───── DATASET SECTION ─────
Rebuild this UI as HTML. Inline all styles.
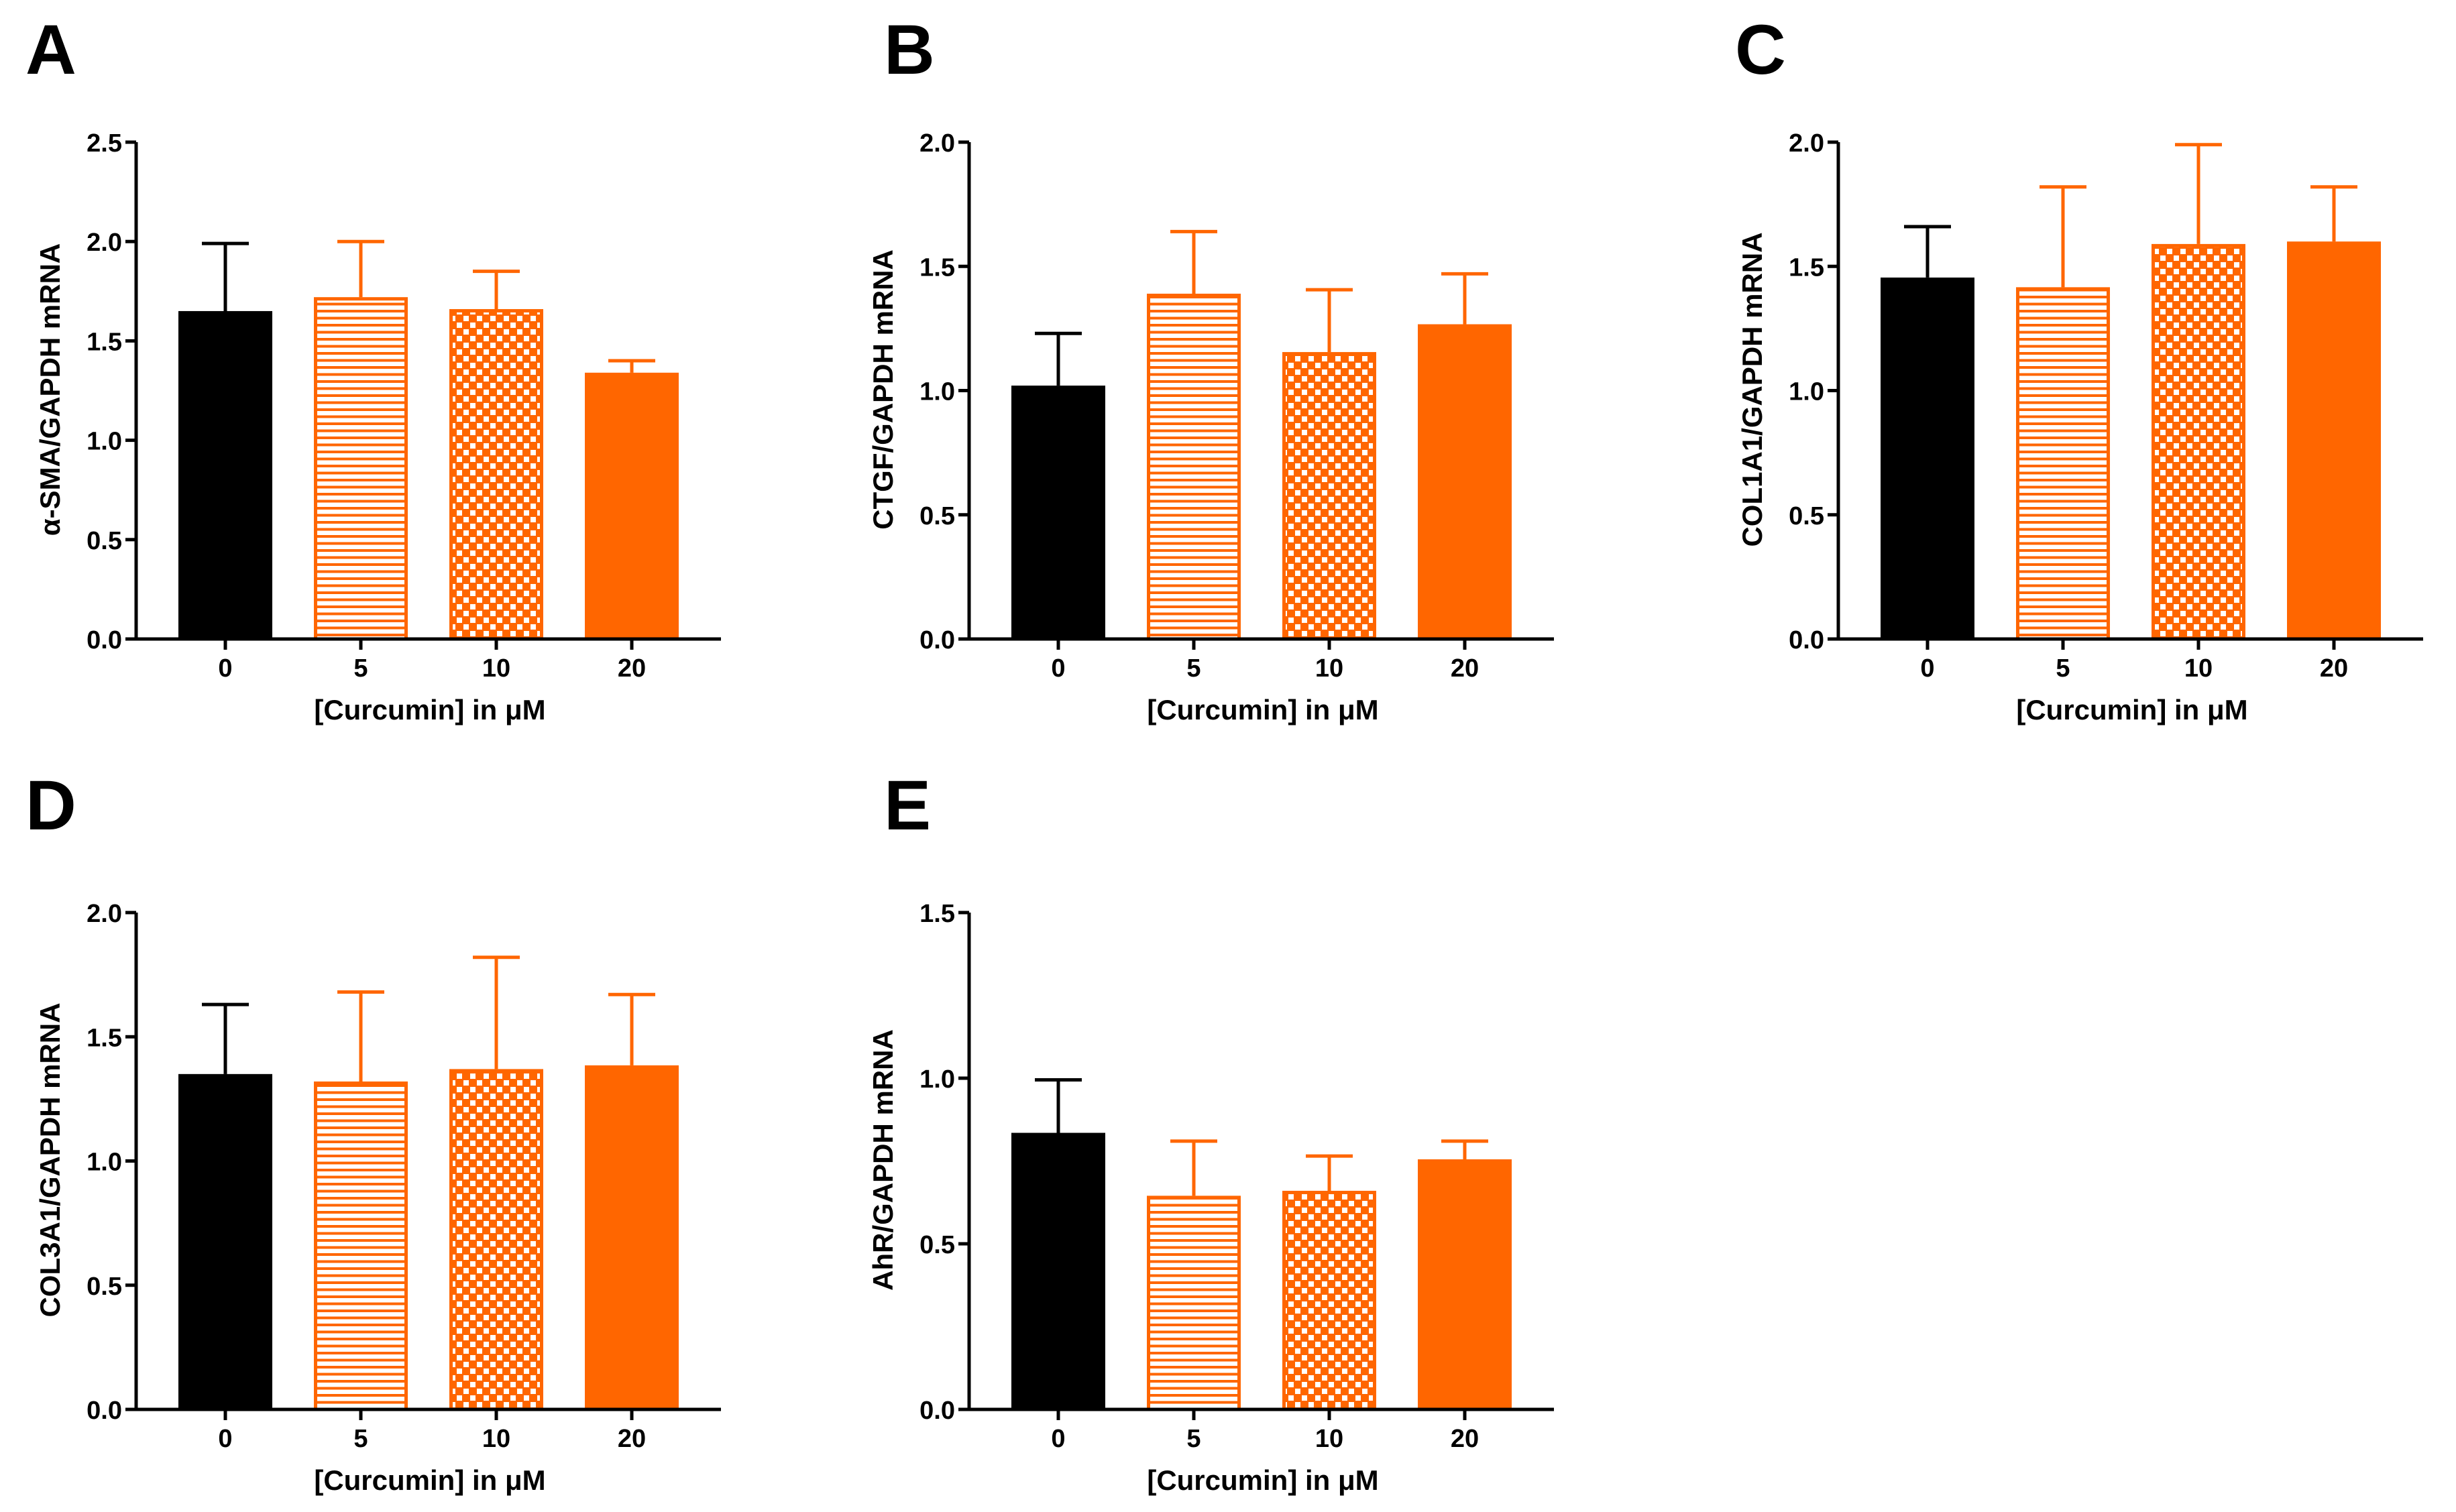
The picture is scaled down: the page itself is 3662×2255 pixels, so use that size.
<!DOCTYPE html>
<html><head><meta charset="utf-8"><style>
html,body{margin:0;padding:0;background:#fff;}
svg{display:block;font-family:"Liberation Sans",Arial,sans-serif;font-weight:bold;}
</style></head><body>
<svg id="fig" width="3662" height="2255" viewBox="0 0 3662 2255" xmlns="http://www.w3.org/2000/svg">
<defs>
<pattern id="stripes" patternUnits="userSpaceOnUse" width="20" height="10.5">
<rect x="0" y="0" width="20" height="10.5" fill="#fff"/>
<rect x="0" y="0" width="20" height="4" fill="#FF6600"/>
</pattern>
<pattern id="checks" patternUnits="userSpaceOnUse" width="20" height="20">
<rect x="0" y="0" width="20" height="20" fill="#FF6600"/>
<rect x="1" y="1" width="8" height="8" fill="#fff"/>
<rect x="11" y="11" width="8" height="8" fill="#fff"/>
</pattern>
</defs>
</svg>
<script>
const categories = ["0","5","10","20"];
const panelLetters = ["A","B","C","D","E"];
const yTitles = ["α-SMA/GAPDH mRNA","CTGF/GAPDH mRNA","COL1A1/GAPDH mRNA","COL3A1/GAPDH mRNA","AhR/GAPDH mRNA"];
const yMaxes = [2.5, 2.0, 2.0, 2.0, 1.5];
const yTicksA = ["0.0","0.5","1.0","1.5","2.0","2.5"];
const yTicksB = ["0.0","0.5","1.0","1.5","2.0"];
const yTicksC = ["0.0","0.5","1.0","1.5","2.0"];
const yTicksD = ["0.0","0.5","1.0","1.5","2.0"];
const yTicksE = ["0.0","0.5","1.0","1.5"];
const meansA = [1.65, 1.72, 1.66, 1.34];
const errTopA = [1.99, 2.00, 1.85, 1.40];
const meansB = [1.02, 1.39, 1.155, 1.267];
const errTopB = [1.23, 1.64, 1.406, 1.47];
const meansC = [1.455, 1.416, 1.59, 1.60];
const errTopC = [1.66, 1.82, 1.99, 1.82];
const meansD = [1.35, 1.32, 1.37, 1.385];
const errTopD = [1.63, 1.68, 1.82, 1.67];
const meansE = [0.835, 0.645, 0.66, 0.755];
const errTopE = [0.995, 0.81, 0.765, 0.81];
const xTitle = "[Curcumin] in μM";

const allTicks=[yTicksA,yTicksB,yTicksC,yTicksD,yTicksE];
const allMeans=[meansA,meansB,meansC,meansD,meansE];
const allErr=[errTopA,errTopB,errTopC,errTopD,errTopE];
const origins=[[203,953],[1445,953],[2741,953],[203,2102],[1445,2102]];
const letterPos=[[38,110],[1318,110],[2587,110],[38,1237],[1318,1237]];
const fills=["#000","url(#stripes)","url(#checks)","#FF6600"];
const strokes=["#000","#FF6600","#FF6600","#FF6600"];
const NS="http://www.w3.org/2000/svg";
const svg=document.getElementById('fig');
function mk(tag,attrs,parent){const e=document.createElementNS(NS,tag);for(const k in attrs)e.setAttribute(k,attrs[k]);(parent||svg).appendChild(e);return e;}
const PH=741, PW=872;
for(let p=0;p<5;p++){
  const [ox,oy]=origins[p];
  const g=mk('g',{});
  
  
  const yS=v=>oy-v/yMaxes[p]*PH;
  const xS=i=>ox+133+i*202;
  const lt=mk('text',{x:letterPos[p][0],y:letterPos[p][1],'font-size':105,fill:'#000'},g);
  lt.textContent=panelLetters[p];
  
  
  const means=allMeans[p], errs=allErr[p];
  for(let i=0;i<categories.length;i++){
    const cx=xS(i), top=yS(means[i]), et=yS(errs[i]);
    const eb=mk('path',{d:`M${cx} ${top} L${cx} ${et} M${cx-35} ${et} L${cx+35} ${et}`,stroke:strokes[i],'stroke-width':5,fill:'none'},g);
    
    
    const patterned=(i===1||i===2);
    const r=mk('rect',{x:cx-70+(patterned?2.5:0),y:top+(patterned?2.5:0),width:140-(patterned?5:0),height:Math.max(0,oy-top-(patterned?2.5:0)),fill:fills[i],stroke:patterned?strokes[i]:'none','stroke-width':5},g);
    
    
    const tk=mk('line',{x1:cx,y1:oy,x2:cx,y2:oy+16,stroke:'#000','stroke-width':5},g);
    
    
    const tl=mk('text',{x:cx,y:oy+56,'font-size':38,'text-anchor':'middle',fill:'#000'},g);
    tl.textContent=categories[i];
    
    
  }
  const ax=mk('path',{d:`M${ox} ${oy-PH} L${ox} ${oy} L${ox+PW} ${oy}`,stroke:'#000','stroke-width':5,fill:'none'},g);
  
  
  const ticks=allTicks[p];
  for(let t=0;t<ticks.length;t++){
    const y=yS(parseFloat(ticks[t]));
    const tk=mk('line',{x1:ox-16,y1:y,x2:ox,y2:y,stroke:'#000','stroke-width':5},g);
    
    
    const tl=mk('text',{x:ox-21,y:y+14,'font-size':38,'text-anchor':'end',fill:'#000'},g);
    tl.textContent=ticks[t];
    
    
  }
  const yt=mk('text',{x:0,y:0,'font-size':42,'text-anchor':'middle',fill:'#000',transform:`translate(${ox-114},${oy-372}) rotate(-90)`},g);
  yt.textContent=yTitles[p];
  
  
  const xt=mk('text',{x:ox+438,y:oy+120,'font-size':42,'text-anchor':'middle',fill:'#000'},g);
  xt.textContent=xTitle;
  
  
}
</script>
</body></html>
─────
STATED PROBLEM: Transcribe all the lines above exactly, apart from the pictures.

COMPLETE RESPONSE:
Rebuild this UI as HTML. Inline all styles.
The picture is scaled down: the page itself is 3662×2255 pixels, so use that size.
<!DOCTYPE html>
<html><head><meta charset="utf-8"><style>
html,body{margin:0;padding:0;background:#fff;}
svg{display:block;font-family:"Liberation Sans",Arial,sans-serif;font-weight:bold;}
</style></head><body>
<svg id="fig" width="3662" height="2255" viewBox="0 0 3662 2255" xmlns="http://www.w3.org/2000/svg">
<defs>
<pattern id="stripes" patternUnits="userSpaceOnUse" width="20" height="10.5">
<rect x="0" y="0" width="20" height="10.5" fill="#fff"/>
<rect x="0" y="0" width="20" height="4" fill="#FF6600"/>
</pattern>
<pattern id="checks" patternUnits="userSpaceOnUse" width="20" height="20">
<rect x="0" y="0" width="20" height="20" fill="#FF6600"/>
<rect x="1" y="1" width="8" height="8" fill="#fff"/>
<rect x="11" y="11" width="8" height="8" fill="#fff"/>
</pattern>
</defs>
</svg>
<script>
const categories = ["0","5","10","20"];
const panelLetters = ["A","B","C","D","E"];
const yTitles = ["α-SMA/GAPDH mRNA","CTGF/GAPDH mRNA","COL1A1/GAPDH mRNA","COL3A1/GAPDH mRNA","AhR/GAPDH mRNA"];
const yMaxes = [2.5, 2.0, 2.0, 2.0, 1.5];
const yTicksA = ["0.0","0.5","1.0","1.5","2.0","2.5"];
const yTicksB = ["0.0","0.5","1.0","1.5","2.0"];
const yTicksC = ["0.0","0.5","1.0","1.5","2.0"];
const yTicksD = ["0.0","0.5","1.0","1.5","2.0"];
const yTicksE = ["0.0","0.5","1.0","1.5"];
const meansA = [1.65, 1.72, 1.66, 1.34];
const errTopA = [1.99, 2.00, 1.85, 1.40];
const meansB = [1.02, 1.39, 1.155, 1.267];
const errTopB = [1.23, 1.64, 1.406, 1.47];
const meansC = [1.455, 1.416, 1.59, 1.60];
const errTopC = [1.66, 1.82, 1.99, 1.82];
const meansD = [1.35, 1.32, 1.37, 1.385];
const errTopD = [1.63, 1.68, 1.82, 1.67];
const meansE = [0.835, 0.645, 0.66, 0.755];
const errTopE = [0.995, 0.81, 0.765, 0.81];
const xTitle = "[Curcumin] in μM";

const allTicks=[yTicksA,yTicksB,yTicksC,yTicksD,yTicksE];
const allMeans=[meansA,meansB,meansC,meansD,meansE];
const allErr=[errTopA,errTopB,errTopC,errTopD,errTopE];
const origins=[[203,953],[1445,953],[2741,953],[203,2102],[1445,2102]];
const letterPos=[[38,110],[1318,110],[2587,110],[38,1237],[1318,1237]];
const fills=["#000","url(#stripes)","url(#checks)","#FF6600"];
const strokes=["#000","#FF6600","#FF6600","#FF6600"];
const NS="http://www.w3.org/2000/svg";
const svg=document.getElementById('fig');
function mk(tag,attrs,parent){const e=document.createElementNS(NS,tag);for(const k in attrs)e.setAttribute(k,attrs[k]);(parent||svg).appendChild(e);return e;}
const PH=741, PW=872;
for(let p=0;p<5;p++){
  const [ox,oy]=origins[p];
  const g=mk('g',{});
  
  
  const yS=v=>oy-v/yMaxes[p]*PH;
  const xS=i=>ox+133+i*202;
  const lt=mk('text',{x:letterPos[p][0],y:letterPos[p][1],'font-size':105,fill:'#000'},g);
  lt.textContent=panelLetters[p];
  
  
  const means=allMeans[p], errs=allErr[p];
  for(let i=0;i<categories.length;i++){
    const cx=xS(i), top=yS(means[i]), et=yS(errs[i]);
    const eb=mk('path',{d:`M${cx} ${top} L${cx} ${et} M${cx-35} ${et} L${cx+35} ${et}`,stroke:strokes[i],'stroke-width':5,fill:'none'},g);
    
    
    const patterned=(i===1||i===2);
    const r=mk('rect',{x:cx-70+(patterned?2.5:0),y:top+(patterned?2.5:0),width:140-(patterned?5:0),height:Math.max(0,oy-top-(patterned?2.5:0)),fill:fills[i],stroke:patterned?strokes[i]:'none','stroke-width':5},g);
    
    
    const tk=mk('line',{x1:cx,y1:oy,x2:cx,y2:oy+16,stroke:'#000','stroke-width':5},g);
    
    
    const tl=mk('text',{x:cx,y:oy+56,'font-size':38,'text-anchor':'middle',fill:'#000'},g);
    tl.textContent=categories[i];
    
    
  }
  const ax=mk('path',{d:`M${ox} ${oy-PH} L${ox} ${oy} L${ox+PW} ${oy}`,stroke:'#000','stroke-width':5,fill:'none'},g);
  
  
  const ticks=allTicks[p];
  for(let t=0;t<ticks.length;t++){
    const y=yS(parseFloat(ticks[t]));
    const tk=mk('line',{x1:ox-16,y1:y,x2:ox,y2:y,stroke:'#000','stroke-width':5},g);
    
    
    const tl=mk('text',{x:ox-21,y:y+14,'font-size':38,'text-anchor':'end',fill:'#000'},g);
    tl.textContent=ticks[t];
    
    
  }
  const yt=mk('text',{x:0,y:0,'font-size':42,'text-anchor':'middle',fill:'#000',transform:`translate(${ox-114},${oy-372}) rotate(-90)`},g);
  yt.textContent=yTitles[p];
  
  
  const xt=mk('text',{x:ox+438,y:oy+120,'font-size':42,'text-anchor':'middle',fill:'#000'},g);
  xt.textContent=xTitle;
  
  
}
</script>
</body></html>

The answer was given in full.